Bien que les autorités burkinabè aient opté dès le lendemain de l’indépendance de 1960 pour un système éducatif différent de celui qui leur avait été légué par la France, ces systèmes restent encore remarquablement marqués par l’esprit du modèle éducatif français enraciné depuis l’époque coloniale. Ce modèle influence la reproduction des inégalités sociales implantées dans les colonies tant par le choix de l’organisation des cycles d’enseignement, des contenus, des modalités de sélection, du parti-pris pour le français comme langue de scolarisation et d’enseignement/apprentissage, ainsi que par la finalité de l’éducation elle-même (DeGraff, 2013; Lange, 2003; Somé, 2003). Les critiques adressées à ces systèmes éducatifs portant généralement sur l’accès, l’efficacité et la qualité de l’éducation ne sont pas récentes. Toutes les innovations et les réformes entreprises dans ces deux pays ont eu pour objectif de pallier ces manques. Mais le fossé semble se creuser chaque jour davantage entre la volonté de plus en plus clairement affirmée d’une école différente, apte à répondre aux besoins des apprenants et de la société, et la réalité scolaire, demeurée, à quelques détails près, immuable dans ses contenus, ses méthodes, son organisation (Pilon, 2004). Ces réalités mettent en évidence la résistance de ces systèmes éducatifs au changement. Qu’est-ce qui alimente réellement cette résistance? Selon Michel DeGraff (2013), l’un des problèmes de l’éducation en Haïti (ce qui est valable aussi pour les autres pays postcoloniaux français) est le choix du français comme langue de scolarisation, d’enseignement et comme véhicule des matières fondamentales. Ce choix alimente un rapport de pouvoir et de domination. Donc participe à une stratégie qui préserve les inégalités sociales enracinées depuis la colonisation.
Youn nan rezon ki lakòz sistèm lekòl Ayiti a fè fayit, se paske lang yo plis itilize pou yo anseye elèv yo se franse alòske pifò Ayisyen—kit se elèv, kit se pwofesè—se kreyòl sèlman yo pale byen. […] Koze kreyòl pa ka sèvi nan edikasyon, se sistèm kolonyal la ki te foure lide sa a nan tèt anpil moun. (DeGraff, 2013, p.133-134)

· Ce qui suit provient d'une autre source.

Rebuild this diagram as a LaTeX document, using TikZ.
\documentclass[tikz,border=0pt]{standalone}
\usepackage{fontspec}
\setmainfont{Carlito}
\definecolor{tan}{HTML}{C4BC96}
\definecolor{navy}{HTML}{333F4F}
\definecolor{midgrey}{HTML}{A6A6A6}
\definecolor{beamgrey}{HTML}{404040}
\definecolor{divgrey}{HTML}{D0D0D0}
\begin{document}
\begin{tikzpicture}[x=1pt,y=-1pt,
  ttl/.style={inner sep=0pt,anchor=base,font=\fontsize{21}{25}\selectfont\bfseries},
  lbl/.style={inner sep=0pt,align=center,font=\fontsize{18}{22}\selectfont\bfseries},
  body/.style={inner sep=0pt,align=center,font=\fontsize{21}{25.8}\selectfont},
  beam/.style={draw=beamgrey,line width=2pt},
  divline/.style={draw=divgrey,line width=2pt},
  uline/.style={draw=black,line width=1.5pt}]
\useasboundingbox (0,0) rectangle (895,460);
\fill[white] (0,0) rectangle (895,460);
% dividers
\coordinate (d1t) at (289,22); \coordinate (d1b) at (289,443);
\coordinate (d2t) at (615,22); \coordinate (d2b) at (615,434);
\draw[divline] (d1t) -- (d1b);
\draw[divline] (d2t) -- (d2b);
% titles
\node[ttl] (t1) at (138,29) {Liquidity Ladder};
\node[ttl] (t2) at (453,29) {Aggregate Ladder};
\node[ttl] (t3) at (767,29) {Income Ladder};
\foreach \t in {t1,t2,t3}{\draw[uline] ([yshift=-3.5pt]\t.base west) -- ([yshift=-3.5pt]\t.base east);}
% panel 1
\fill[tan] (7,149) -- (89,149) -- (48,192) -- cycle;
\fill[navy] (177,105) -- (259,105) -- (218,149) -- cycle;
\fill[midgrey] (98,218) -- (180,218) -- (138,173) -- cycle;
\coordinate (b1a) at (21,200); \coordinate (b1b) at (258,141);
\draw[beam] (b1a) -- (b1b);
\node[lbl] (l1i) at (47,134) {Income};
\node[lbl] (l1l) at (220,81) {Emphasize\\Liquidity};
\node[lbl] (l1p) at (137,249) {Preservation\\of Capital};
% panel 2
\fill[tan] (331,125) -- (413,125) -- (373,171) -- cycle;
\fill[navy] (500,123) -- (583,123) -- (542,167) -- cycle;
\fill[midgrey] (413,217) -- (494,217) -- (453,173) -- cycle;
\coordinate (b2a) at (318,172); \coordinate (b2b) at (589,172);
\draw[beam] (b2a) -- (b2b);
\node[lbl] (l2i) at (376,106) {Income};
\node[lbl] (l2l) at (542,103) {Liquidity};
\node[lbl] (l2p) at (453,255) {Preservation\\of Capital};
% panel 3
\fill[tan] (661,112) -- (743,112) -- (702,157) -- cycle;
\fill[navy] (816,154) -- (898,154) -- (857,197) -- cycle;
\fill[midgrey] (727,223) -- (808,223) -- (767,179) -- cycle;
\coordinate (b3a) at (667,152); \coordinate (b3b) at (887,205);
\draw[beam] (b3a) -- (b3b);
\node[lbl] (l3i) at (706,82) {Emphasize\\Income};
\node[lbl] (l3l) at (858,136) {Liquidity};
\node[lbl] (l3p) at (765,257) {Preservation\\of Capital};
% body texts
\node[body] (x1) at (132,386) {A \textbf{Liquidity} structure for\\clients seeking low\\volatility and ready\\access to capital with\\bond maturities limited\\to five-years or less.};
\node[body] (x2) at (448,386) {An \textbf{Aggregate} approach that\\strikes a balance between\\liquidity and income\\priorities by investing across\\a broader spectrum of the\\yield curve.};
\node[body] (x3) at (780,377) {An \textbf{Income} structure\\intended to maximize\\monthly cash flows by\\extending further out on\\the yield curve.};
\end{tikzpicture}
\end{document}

Car ceux qui ont le pouvoir de décision dans ces pays-là ont normalement conscience des réalités néfastes sur l’éducation lorsque la langue maternelle des enfants n’est pas la langue de scolarisation. Mais ce choix délibéré entend maintenir les privilèges d’une élite qui bénéficie d’un prestige symbolique et des avantages sociopolitiques et culturels du pays au détriment de la majorité de la population.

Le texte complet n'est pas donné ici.